Rule 5: Runs Beyond One-Sigma
“Four out of five successive values beyond one-sigma from the central line may indicate a moderate but sustained assignable cause.”
- Finding: Multiple examples post-May 10 where four of five points exceed the +1σ level.
- Interpretation: Additional evidence of systemic change, not random fluctuation.
Summary of Findings
| Detection Rule | Violated? | Type of Signal Detected |
|---|---|---|
| Rule 1 – Outside Limits | Yes | Dominant assignable cause |
| Rule 2 – Run Above CL | Yes | Weak but sustained shift |
| Rule 3 – Near Limits | Yes | Moderate directional trend |
| Rule 4 – Beyond 2σ | Yes | Moderate but sustained change |
| Rule 5 – Beyond 1σ | Yes | Sustained, moderate deviation from the baseline |
5. Conclusion
All five detection rules indicate the presence of assignable causes beginning on Day 152 (May 10, 2025).
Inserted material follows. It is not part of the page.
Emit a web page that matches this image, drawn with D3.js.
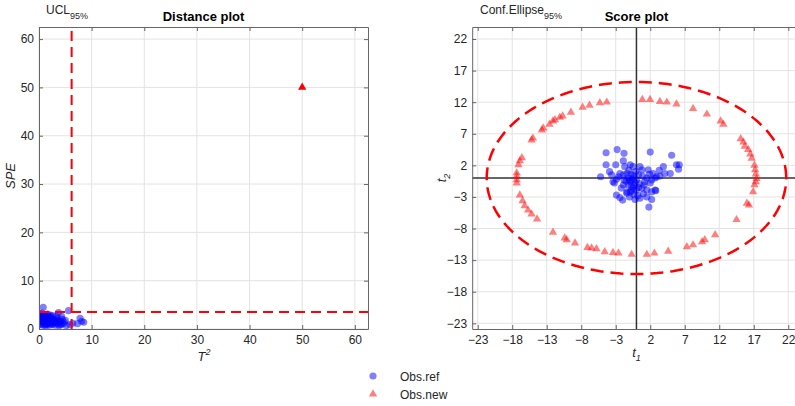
<!DOCTYPE html>
<html>
<head>
<meta charset="utf-8">
<script src="https://cdn.jsdelivr.net/npm/d3@7"></script>
<style>
  html, body { margin: 0; padding: 0; background: #fff; }
  svg { display: block; font-family: "Liberation Sans", Arial, Helvetica, sans-serif; }
</style>
</head>
<body>
<svg id="chart" width="795" height="406"></svg>
<script>
// ---- Distance plot data: [T², SPE] of reference observations ----
const refDistance = [
  [0.8,4.5],[5.6,3.8],[3.7,3.4],[7.8,2.2],[8.1,1.6],[8.5,1.4],[7.3,1.1],[0.1,3.2],[0.3,2.9],[0.5,2.5],
  [0.6,1.9],[0.9,2.2],[1.1,1.4],[1.3,2.7],[1.5,1.8],[1.7,1.1],[2.0,2.3],[2.2,1.5],[2.5,0.9],[2.8,2.0],
  [3.0,1.3],[3.3,2.6],[3.6,1.7],[4.0,1.0],[4.4,2.0],[4.8,1.4],[5.2,0.7],[0.2,1.5],[0.4,1.1],[0.7,0.8],
  [1.0,3.0],[1.2,0.9],[1.4,2.3],[1.6,3.1],[1.9,1.3],[2.1,2.9],[2.4,1.9],[2.7,1.2],[3.1,0.8],[3.5,2.2],
  [3.9,1.5],[4.3,2.6],[0.3,2.0],[0.6,1.4],[0.8,2.7],[1.1,1.8],[1.3,0.6],[1.8,2.0],[2.3,2.5],[2.9,1.6],
  [3.4,1.1],[0.1,2.4],[0.5,3.0],[0.9,1.6],[1.2,2.5],[1.6,1.5],[2.0,0.8],[2.6,2.8],[3.2,1.9],[4.1,1.6],
  [0.4,1.7],[0.7,2.3],[1.0,1.2],[1.5,2.1],[2.2,1.1],[2.8,1.4],[0.2,0.9],[0.6,3.3],[1.4,1.0],[1.9,2.6],
  [5.9,0.9],[6.4,1.2],[4.6,1.1],[0.35,2.6],[0.95,1.9],[1.75,1.7],[2.45,1.5],[3.8,0.7],[5.0,1.8],[4.2,0.9]
];
// New observation in the distance plot
const newDistance = [[50, 50]];
// Control limits
const ucl = { t2: 6.2, spe: 3.5 };
const distTicks = [0, 10, 20, 30, 40, 50, 60];

// ---- Score plot data: [t1, t2] ----
const refScores = [
  [-4.4,4.0],[-2.8,4.5],[-1.8,3.9],[2.0,4.1],[5.1,3.6],[-4.4,2.1],[-3.0,2.1],[-1.9,2.7],[-1.7,1.8],[-0.9,2.1],
  [-0.5,1.8],[0.5,1.8],[0.8,1.3],[1.7,1.3],[2.4,0.7],[3.9,1.8],[4.1,0.7],[4.9,0.7],[3.4,0.3],[2.9,0.2],
  [5.8,2.1],[6.2,2.1],[6.1,1.4],[-5.2,0.2],[-3.6,0.5],[-3.4,-0.6],[-2.9,-0.2],[-3.2,-0.8],[-2.4,0.7],[-1.9,0.5],
  [-1.4,0.7],[-1.2,0.0],[-0.9,-0.6],[-0.5,0.0],[-0.2,-0.8],[0.0,-0.3],[-0.7,-1.4],[-1.2,-1.1],[-1.9,-1.1],[-0.5,-1.6],
  [0.0,-1.9],[-0.9,-2.2],[-1.4,-2.2],[1.2,-0.6],[1.5,0.0],[2.2,-0.3],[2.0,-0.8],[2.7,0.0],[0.8,-1.6],[1.5,-1.9],
  [2.2,-2.2],[2.7,-1.9],[-2.9,-2.7],[-2.4,-3.1],[-2.0,-3.5],[-1.4,-2.4],[1.0,-2.5],[1.5,-3.0],[2.2,-3.4],[2.8,-2.0],
  [1.8,-4.6],[-0.6,-0.3],[-0.3,-1.2],[-1.0,-0.4],[-0.8,0.6],[0.3,0.5],[-1.5,-0.5],[0.4,-0.9],[-0.4,-2.6],[0.2,-2.8],
  [-0.2,-3.4],[0.5,-3.2],[-1.0,-3.0],[-2.2,-1.6],[-2.6,0.2],[0.9,0.3],[-0.1,1.0],[-1.1,1.2],[1.1,-1.1],[-0.7,-2.0],
  [0.3,-1.5],[-1.8,-0.3],[-0.4,0.4],[1.9,0.6],[3.3,1.2],[-3.9,1.0]
];
const newScores = [
  // upper left
  [-4.3,12.0],[-5.3,11.9],[-6.8,11.5],[-7.8,11.2],[-9.5,10.4],[-10.7,9.8],[-11.1,9.6],[-11.8,9.2],[-12.1,9.0],[-12.6,8.5],
  [-13.5,7.9],[-13.7,7.6],[-15.0,6.3],[-15.2,6.0],[-16.6,3.2],[-16.9,2.7],[-17.1,2.1],[-17.35,0.8],[-17.35,0.3],[-17.35,-0.3],
  [-17.35,-0.8],
  // lower left
  [-16.9,-2.7],[-16.5,-3.6],[-16.2,-4.4],[-15.7,-5.1],[-15.2,-5.7],[-14.4,-6.5],[-12.1,-8.6],[-10.4,-9.5],[-10.1,-9.8],[-8.9,-10.3],
  [-7.1,-11.0],[-6.5,-11.1],[-5.8,-11.2],[-4.6,-11.7],[-3.4,-11.8],[-2.6,-11.9],[-0.7,-12.1],
  // upper right
  [0.85,12.4],[1.96,12.4],[3.4,12.1],[4.4,12.0],[5.8,11.7],[8.2,11.0],[10.2,10.1],[12.2,9.0],[12.6,8.5],[15.1,6.2],
  [15.5,5.7],[15.7,5.0],[16.2,4.5],[16.5,3.8],[16.7,3.1],[17.1,2.0],[17.2,1.3],[17.3,0.6],[17.4,-0.1],
  // lower right
  [17.3,-0.6],[17.1,-1.1],[16.9,-2.2],[16.0,-4.0],[16.3,-4.3],[14.5,-6.6],[11.4,-9.0],[9.9,-9.8],[9.5,-10.1],[8.2,-10.6],
  [7.3,-10.9],[4.6,-11.6],[2.6,-11.9],[1.5,-12.1]
];
// 95% confidence ellipse semi-axes (t1, t2)
const ellipseAxes = { a: 21.7, b: 15.2 };
const scoreTicks = [-23, -18, -13, -8, -3, 2, 7, 12, 17, 22];

// ---- Styling ----
const blueFill = "rgba(0,0,255,0.5)";
const redFill = "rgba(255,0,0,0.5)";
const spineColor = "#666";
const gridColor = "#e3e3e3";
const textColor = "#262626";

const svg = d3.select("#chart");

const circleSym = d3.symbol().type(d3.symbolCircle).size(40);
const triSym = d3.symbol().type(d3.symbolTriangle).size(30);

function drawGrid(g, x, y, ticksX, ticksY) {
  const [x0, x1] = x.range();
  const [y1, y0] = y.range();
  g.append("g").selectAll("line").data(ticksX).join("line")
    .attr("x1", d => x(d)).attr("x2", d => x(d))
    .attr("y1", y0).attr("y2", y1)
    .attr("stroke", gridColor).attr("stroke-width", 1);
  g.append("g").selectAll("line").data(ticksY).join("line")
    .attr("y1", d => y(d)).attr("y2", d => y(d))
    .attr("x1", x0).attr("x2", x1)
    .attr("stroke", gridColor).attr("stroke-width", 1);
}

function drawAxes(g, x, y, ticksX, ticksY) {
  const [x0, x1] = x.range();
  const [y1, y0] = y.range();
  const bottom = d3.axisBottom(x).tickValues(ticksX).tickSizeInner(-4).tickSizeOuter(0).tickPadding(6);
  const left = d3.axisLeft(y).tickValues(ticksY).tickSizeInner(-4).tickSizeOuter(0).tickPadding(5);
  const top = d3.axisTop(x).tickValues(ticksX).tickSizeInner(-4).tickSizeOuter(0).tickFormat("");
  const right = d3.axisRight(y).tickValues(ticksY).tickSizeInner(-4).tickSizeOuter(0).tickFormat("");
  const styleAxis = sel => {
    sel.selectAll("path").attr("stroke", spineColor).attr("stroke-width", 1);
    sel.selectAll("line").attr("stroke", spineColor).attr("stroke-width", 1);
    sel.selectAll("text").attr("fill", textColor).style("font-size", "12px")
      .style("font-family", "'Liberation Sans', Arial, Helvetica, sans-serif");
  };
  g.append("g").attr("transform", `translate(0,${y1})`).call(bottom).call(styleAxis);
  g.append("g").attr("transform", `translate(${x0},0)`).call(left).call(styleAxis);
  g.append("g").attr("transform", `translate(0,${y0})`).call(top).call(styleAxis);
  g.append("g").attr("transform", `translate(${x1},0)`).call(right).call(styleAxis);
}

// ================= Distance plot =================
{
  const x = d3.scaleLinear().domain([0, 62.5]).range([39, 368]);
  const y = d3.scaleLinear().domain([0, 62.5]).range([329, 27]);
  const g = svg.append("g");
  svg.append("clipPath").attr("id", "clipL").append("rect")
    .attr("x", 39).attr("y", 27).attr("width", 329).attr("height", 302);
  drawGrid(g, x, y, distTicks, distTicks);

  const c = g.append("g").attr("clip-path", "url(#clipL)");
  c.selectAll("path.ref").data(refDistance).join("path")
    .attr("d", circleSym).attr("fill", blueFill)
    .attr("transform", d => `translate(${x(d[0])},${y(d[1])})`);
  c.selectAll("path.new").data(newDistance).join("path")
    .attr("d", triSym).attr("fill", "#ff0000")
    .attr("transform", d => `translate(${x(d[0])},${y(d[1])})`);

  // UCL lines
  c.append("line")
    .attr("x1", x(ucl.t2)).attr("x2", x(ucl.t2))
    .attr("y1", y(0)).attr("y2", y(62.5))
    .attr("stroke", "#ff0000").attr("stroke-width", 2).attr("stroke-dasharray", "10,6");
  c.append("line")
    .attr("x1", x(0)).attr("x2", x(62.5))
    .attr("y1", y(ucl.spe)).attr("y2", y(ucl.spe))
    .attr("stroke", "#ff0000").attr("stroke-width", 2).attr("stroke-dasharray", "10,6");

  drawAxes(g, x, y, distTicks, distTicks);

  // Title and labels
  g.append("text").attr("x", 203.5).attr("y", 21).attr("text-anchor", "middle")
    .attr("font-weight", "bold").attr("font-size", 13).attr("fill", "#000").text("Distance plot");
  const ucl95 = g.append("text").attr("x", 46).attr("y", 14).attr("font-size", 12).attr("fill", textColor);
  ucl95.append("tspan").text("UCL");
  ucl95.append("tspan").attr("dy", 5).attr("font-size", 9).text("95%");

  const xl = g.append("text").attr("x", 204).attr("y", 361).attr("text-anchor", "middle")
    .attr("font-size", 13).attr("font-style", "italic").attr("fill", textColor);
  xl.append("tspan").text("T");
  xl.append("tspan").attr("dy", -6).attr("font-size", 9).text("2");

  g.append("text").attr("transform", "translate(15,176) rotate(-90)").attr("text-anchor", "middle")
    .attr("font-size", 13).attr("font-style", "italic").attr("fill", textColor).text("SPE");
}

// ================= Score plot =================
{
  const x = d3.scaleLinear().domain([-23.8, 23.8]).range([472.2, 800.7]);
  const y = d3.scaleLinear().domain([-23.9, 23.9]).range([329, 27]);
  const g = svg.append("g");
  svg.append("clipPath").attr("id", "clipR").append("rect")
    .attr("x", 472.2).attr("y", 27).attr("width", 328.5).attr("height", 302);
  drawGrid(g, x, y, scoreTicks, scoreTicks);

  const c = g.append("g").attr("clip-path", "url(#clipR)");
  // zero axes
  c.append("line").attr("x1", x(0)).attr("x2", x(0)).attr("y1", 27).attr("y2", 329)
    .attr("stroke", "#333").attr("stroke-width", 1.5);
  c.append("line").attr("y1", y(0)).attr("y2", y(0)).attr("x1", 472.2).attr("x2", 800.7)
    .attr("stroke", "#333").attr("stroke-width", 1.5);

  c.selectAll("path.ref").data(refScores).join("path")
    .attr("d", circleSym).attr("fill", blueFill)
    .attr("transform", d => `translate(${x(d[0])},${y(d[1])})`);
  c.selectAll("path.new").data(newScores).join("path")
    .attr("d", triSym).attr("fill", redFill)
    .attr("transform", d => `translate(${x(d[0])},${y(d[1])})`);

  // confidence ellipse
  const angles = d3.range(0, 361, 2);
  const ell = d3.line()
    .x(t => x(ellipseAxes.a * Math.cos(t * Math.PI / 180)))
    .y(t => y(ellipseAxes.b * Math.sin(t * Math.PI / 180)));
  c.append("path").datum(angles).attr("d", ell).attr("fill", "none")
    .attr("stroke", "#ff0000").attr("stroke-width", 2.5).attr("stroke-dasharray", "13,7");

  drawAxes(g, x, y, scoreTicks, scoreTicks);

  g.append("text").attr("x", 636.5).attr("y", 21).attr("text-anchor", "middle")
    .attr("font-weight", "bold").attr("font-size", 13).attr("fill", "#000").text("Score plot");
  const ce = g.append("text").attr("x", 480).attr("y", 14).attr("font-size", 12).attr("fill", textColor);
  ce.append("tspan").text("Conf.Ellipse");
  ce.append("tspan").attr("dy", 5).attr("font-size", 9).text("95%");

  const xl = g.append("text").attr("x", 636.5).attr("y", 357).attr("text-anchor", "middle")
    .attr("font-size", 13).attr("font-style", "italic").attr("fill", textColor);
  xl.append("tspan").text("t");
  xl.append("tspan").attr("dy", 4).attr("font-size", 9).text("1");

  const yl = g.append("text").attr("transform", "translate(446,178) rotate(-90)").attr("text-anchor", "middle")
    .attr("font-size", 13).attr("font-style", "italic").attr("fill", textColor);
  yl.append("tspan").text("t");
  yl.append("tspan").attr("dy", 4).attr("font-size", 9).text("2");
}

// ================= Legend =================
{
  const items = [
    { label: "Obs.ref", sym: circleSym, fill: blueFill },
    { label: "Obs.new", sym: triSym, fill: redFill }
  ];
  const lg = svg.append("g");
  const row = lg.selectAll("g").data(items).join("g")
    .attr("transform", (d, i) => `translate(373,${376 + i * 18})`);
  row.append("path").attr("d", d => d.sym()).attr("fill", d => d.fill);
  row.append("text").attr("x", 27).attr("y", 5).attr("font-size", 12).attr("fill", textColor)
    .text(d => d.label);
}
</script>
</body>
</html>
This suggests a statistically significant shift in system behavior that cannot be attributed to random variation. The magnitude and duration of this change support the conclusion that a new behavioral process is emerging.
Further investigation is warranted to identify the root cause of this shift — whether strategic, external, or algorithmic in nature — and to determine whether control limits should be re-established based on the new process behavior.